Die Obere Donau: Kaum entsprungen, schon versunken
Meistens gewinnen Flüsse mit den zunehmenden Wassermassen an Bedeutung, die sie in Richtung ihres Deltas transportieren, aber zumindest bei der Donau bieten bereits die ersten Flusskilometer geologische und damit auch touristische Besonderheiten. Apropos Flusskilometer, da fangen die Unterschiede schon an: Die Länge der meisten Flüsse wird von der Quelle bis zum Meer oder zum nächst größeren Fluss gemessen, nicht so bei der Donau. Bis heute gibt es durchaus unterschiedliche Ansichten über den Geburtsort der Donau, die immerhin nach der Wolga (3530 km) der zweitlängste Fluss Europas ist.

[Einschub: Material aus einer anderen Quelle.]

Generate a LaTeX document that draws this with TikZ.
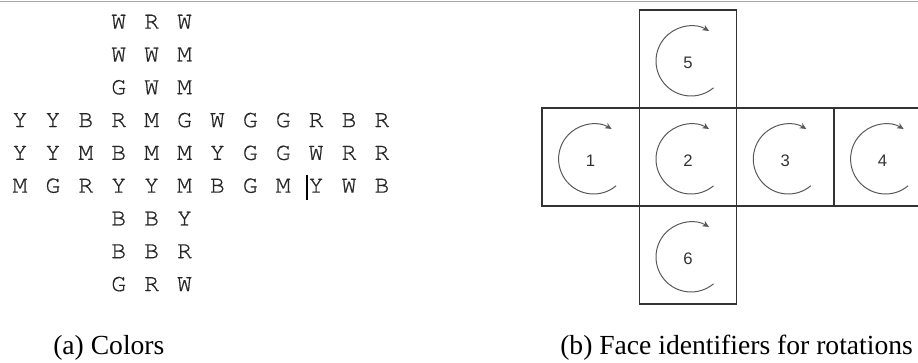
\documentclass[tikz,border=0pt]{standalone}
\usepackage{fontspec}
\setmainfont{Liberation Serif}
\newfontfamily\digitfont{Liberation Sans}
\newfontfamily\gridfont[FakeBold=0.7]{TeX Gyre Cursor}
\usetikzlibrary{arrows.meta,calc}
\begin{document}
\begin{tikzpicture}[x=0.75pt,y=0.75pt,
  cell/.style={font=\gridfont\fontsize{18.5}{19}\selectfont, text=black!85, inner sep=0pt},
  face/.style={draw=black!80, line width=1.1pt, minimum width=73pt, minimum height=73.5pt, inner sep=0pt, outer sep=0pt},
  digit/.style={font=\digitfont\fontsize{12.5}{12.5}\selectfont, text=black!80, inner sep=0pt},
  rot/.style={draw=black!65, line width=0.75pt, -{Stealth[length=5pt,width=4.5pt]}},
  capt/.style={font=\fontsize{20.7}{24}\selectfont, inner sep=0pt, anchor=base west},
  topline/.style={draw=black!35, line width=0.9pt},
  cursor/.style={draw=black, line width=0.8pt}]
\useasboundingbox (0,0) rectangle (918,-363);
\clip (0,0) rectangle (918,-363);
\draw[topline] (0,-1.5) -- (918,-1.5);
% colour grid
\foreach \row/\start/\letters in {0/3/{W,R,W},1/3/{W,W,M},2/3/{G,W,M},
  3/0/{Y,Y,B,R,M,G,W,G,G,R,B,R},4/0/{Y,Y,M,B,M,M,Y,G,G,W,R,R},
  5/0/{M,G,R,Y,Y,M,B,G,M,Y,W,B},6/3/{B,B,Y},7/3/{B,B,R},8/3/{G,R,W}}{
  \foreach \ch [count=\c from \start] in \letters {
    \node[cell] (g\row-\c) at ({20+32.9*\c},{-21.7-32.8*\row}) {\ch};
  }
}
\draw[cursor] (307,-175) -- (307,-200);
% faces
\node[face] (f5) at (688,-59) {};
\node[face] (f1) at (590.6,-157) {};
\node[face] (f2) at (688,-157) {};
\node[face] (f3) at (785.3,-157) {};
\node[face] (f4) at (882.6,-157) {};
\node[face] (f6) at (688,-255) {};
\foreach \f in {1,...,6}{
  \draw[rot] ($(f\f.center)+(3,-2)$) ++(-50:35) arc[start angle=-50,end angle=-301,radius=35];
  \node[digit] (d\f) at ($(f\f.center)+(0,-4)$) {\f};
}
\node[capt] (capa) at (53,-355) {(a) Colors};
\node[capt] (capb) at (560,-355) {(b) Face identifiers for rotations};
\end{tikzpicture}
\end{document}
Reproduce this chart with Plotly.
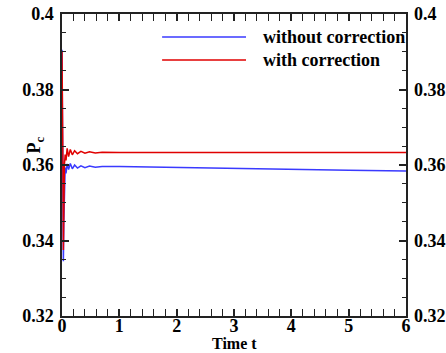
import plotly.graph_objects as go

t_blue = [0, 0.008, 0.016, 0.024, 0.032, 0.042, 0.055, 0.07, 0.09, 0.115, 0.145, 0.18, 0.22, 0.27, 0.33, 0.40, 0.48, 0.58, 0.7, 1.0, 2.0, 3.0, 4.0, 5.0, 6.0]
p_blue = [0.3905, 0.378, 0.355, 0.3345, 0.345, 0.356, 0.3593, 0.3578, 0.3603, 0.3588, 0.3604, 0.3590, 0.3600, 0.3592, 0.3598, 0.3593, 0.3597, 0.3594, 0.3596, 0.3596, 0.3593, 0.3590, 0.3588, 0.3586, 0.3584]

t_red = [0, 0.008, 0.016, 0.024, 0.032, 0.042, 0.055, 0.07, 0.09, 0.115, 0.145, 0.18, 0.22, 0.27, 0.33, 0.40, 0.48, 0.58, 0.7, 1.0, 2.0, 3.0, 4.0, 5.0, 6.0]
p_red = [0.3900, 0.381, 0.360, 0.3375, 0.350, 0.3600, 0.3628, 0.3612, 0.3644, 0.3622, 0.3641, 0.3627, 0.3638, 0.3630, 0.3636, 0.3631, 0.3635, 0.3632, 0.3634, 0.3633, 0.3633, 0.3633, 0.3633, 0.3633, 0.3633]

series_names = ["without correction", "with correction"]
x_ticks = [0, 1, 2, 3, 4, 5, 6]
x_tick_text = ["0", "1", "2", "3", "4", "5", "6"]
y_ticks = [0.32, 0.34, 0.36, 0.38, 0.40]
y_tick_text = ["0.32", "0.34", "0.36", "0.38", "0.4"]

BLUE = "#3a3aff"
RED = "#e00000"
FONT = "Liberation Serif"

fig = go.Figure()
fig.add_trace(go.Scatter(x=t_blue, y=p_blue, mode="lines", name=series_names[0],
                         line=dict(color=BLUE, width=1.5), showlegend=False))
fig.add_trace(go.Scatter(x=t_red, y=p_red, mode="lines", name=series_names[1],
                         line=dict(color=RED, width=1.5), showlegend=False))
# invisible trace to drive the right-hand axis
fig.add_trace(go.Scatter(x=[0], y=[0.36], yaxis="y2", mode="markers",
                         marker=dict(opacity=0), showlegend=False, hoverinfo="skip"))

tickfont = dict(family=FONT, size=18, color="black", weight="bold")
titlefont = dict(family=FONT, size=18, color="black", weight="bold")
xtitlefont = dict(family=FONT, size=16, color="black", weight="bold")

fig.update_layout(
    width=446, height=353,
    margin=dict(l=62, r=40, t=14, b=37),
    paper_bgcolor="white", plot_bgcolor="white",
    xaxis=dict(range=[0, 6], tickvals=x_ticks, ticktext=x_tick_text,
               ticks="inside", ticklen=7, tickwidth=1.5, tickcolor="#222",
               minor=dict(dtick=0.2, ticks="inside", ticklen=4, tickwidth=1, tickcolor="#222"),
               showline=True, linecolor="#222", linewidth=1.5, mirror="allticks",
               showgrid=False, zeroline=False, tickfont=tickfont, ticklabelstandoff=-7,
               automargin=False),
    yaxis=dict(range=[0.32, 0.40], tickvals=y_ticks, ticktext=y_tick_text,
               ticks="inside", ticklen=7, tickwidth=1.5, tickcolor="#222",
               minor=dict(dtick=0.005, ticks="inside", ticklen=4, tickwidth=1, tickcolor="#222"),
               showline=True, linecolor="#222", linewidth=1.5, mirror="allticks",
               showgrid=False, zeroline=False, tickfont=tickfont, ticklabelstandoff=3,
               automargin=False),
    yaxis2=dict(range=[0.32, 0.40], tickvals=y_ticks, ticktext=y_tick_text,
                overlaying="y", side="right", ticks="", showline=False,
                showgrid=False, zeroline=False, tickfont=tickfont, ticklabelstandoff=7,
                automargin=False),
)

# axis titles placed like the reference
fig.add_annotation(xref="paper", yref="paper", x=-0.078, y=0.565, text="P<sub>c</sub>",
                   textangle=-90, showarrow=False, xanchor="center", yanchor="middle",
                   font=titlefont)
fig.add_annotation(xref="paper", yref="paper", x=0.5, y=-0.091, text="Time t",
                   showarrow=False, xanchor="center", yanchor="middle", font=xtitlefont)

# legend drawn as sample lines + text
leg_y = [0.924, 0.848]
for name, col, yy in zip(series_names, [BLUE, RED], leg_y):
    fig.add_shape(type="line", xref="paper", yref="paper", x0=0.291, x1=0.535, y0=yy, y1=yy,
                  line=dict(color=col, width=1.5))
    fig.add_annotation(xref="paper", yref="paper", x=0.578, y=yy, text=name, showarrow=False,
                       xanchor="left", yanchor="middle", font=titlefont)

fig.write_html("out.html")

Die Donaueschinger sehen die Quellfassung zwischen dem Schloss derer von Fürstenberg und der Stadtkirche St. Johannes als den eigentlichen Ursprung der Donau an, obwohl sich an einem kleinen Tempel nur wenig Wasser aus dem Donaubach in die weit größere Brigach ergießt. Auf die stattliche Länge von 2783 Kilometern bringt es die Donau allemal, ab dem Punkt, wo der Volksmund betont: „Brigach und Breg bringen die Donau zu weg“. Und so hat sich auch die Donaukommission auf den Zusammenfluss als Zielort der Kilometrierung festgelegt. Und wenn man sich nur schwer auf einen Quellort einigen kann, dann zählt man die Flusskilometer eben – wie ausnahmsweise bei der Donau – von der Mündung zum Oberlauf zurück.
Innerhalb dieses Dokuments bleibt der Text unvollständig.